I think I was probably about 10 at the time. We took a family holiday to Woolongong to visit family and friends of the family. Over the course of my childhood we probably took about two or three trips like this. My memory of these family holidays is quite vague, however there are some experiences that come to mind very vividly. Such as our visits to Gibsons. Gibson was a friend of my fathers, they grew up together getting into all kinds of mischief, as was devulged to us kids when the grown ups were drinking and laughing about their younger days. It was amazing to hear the outragous stories of violence, sex and drugs, the era my parents grew up in was iconic, they were rebels, hippies, they seen the side of the 70s I could only imagine based on what I have seen in movies and in footage of Led Zeppelin and ACDC concerts. My dad actually seen ACDC live at a bar for 2 bucks, insane. What a time to be alive, so much freedom, so little accountability. No body, no program was tracking your everyday movements and actions electronically.

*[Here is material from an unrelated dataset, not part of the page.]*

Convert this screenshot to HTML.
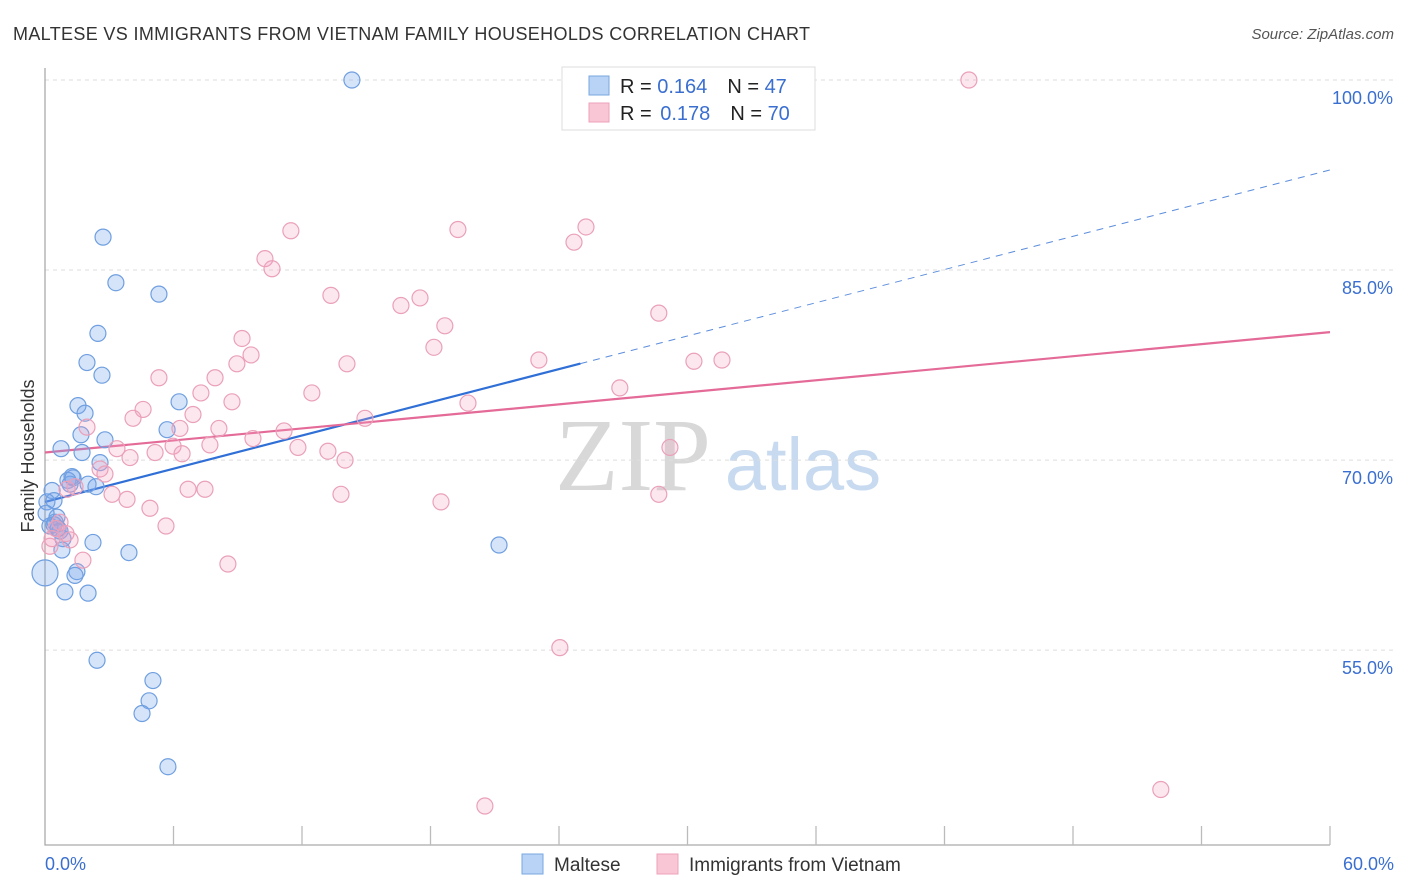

Seeing my parents with their friends, seeing that glimpse of carelessness was a great experience, there was a genuineness to it I won’t see in the world again, but I do feel a piece it was passed onto us kids in a way. 
Gibson had two daughters and a wife. His wife, whos name escapes me, was a childhood friend of mums. The group were really tight, they shared a rich history and that was something us three brothers shared with Gibsons daughters, a rawness, a rebelliousness, and as a result the five of us kids had some wild adventures. 
I remember at night while the grown ups were partying, us kids snuck out into the streets in search of trouble. The girls were quite badly behaved and while it was shocking for us otherwise sheltered country kids, it was exhilarating. I’ll never forget Kylie hocking up a big loogey and spitting it into the change dispenser on the ticket machine at the train station so that innocent people would come along later to recieve their change with a handful of snot, disgusting yet hilarious. Then there was the fart-bombs, the girls were huge advocates of fart-bombing, in particular the fart bombing of the asian houses on the street. The girls were quite racist, although not in a hateful way, just childishly. So we all hid behind a tin fence down the road while one of the girls ran to the front door of the victims house, she would drop the bomb, stomp on it, knock on the door then run back down the street histerically and hide with us behind the fence. We would watch on in total ecstasy while the asian man would shout and rant very typically of an angry asian man, and I have to admit, there is something hilarious about that I just can’t deny.
It was valuable to me to get that exposure to mischief, especially for us being so isolated in our upbringing. It was probably just another day for the girls but for us three boys, those experiences were monumental.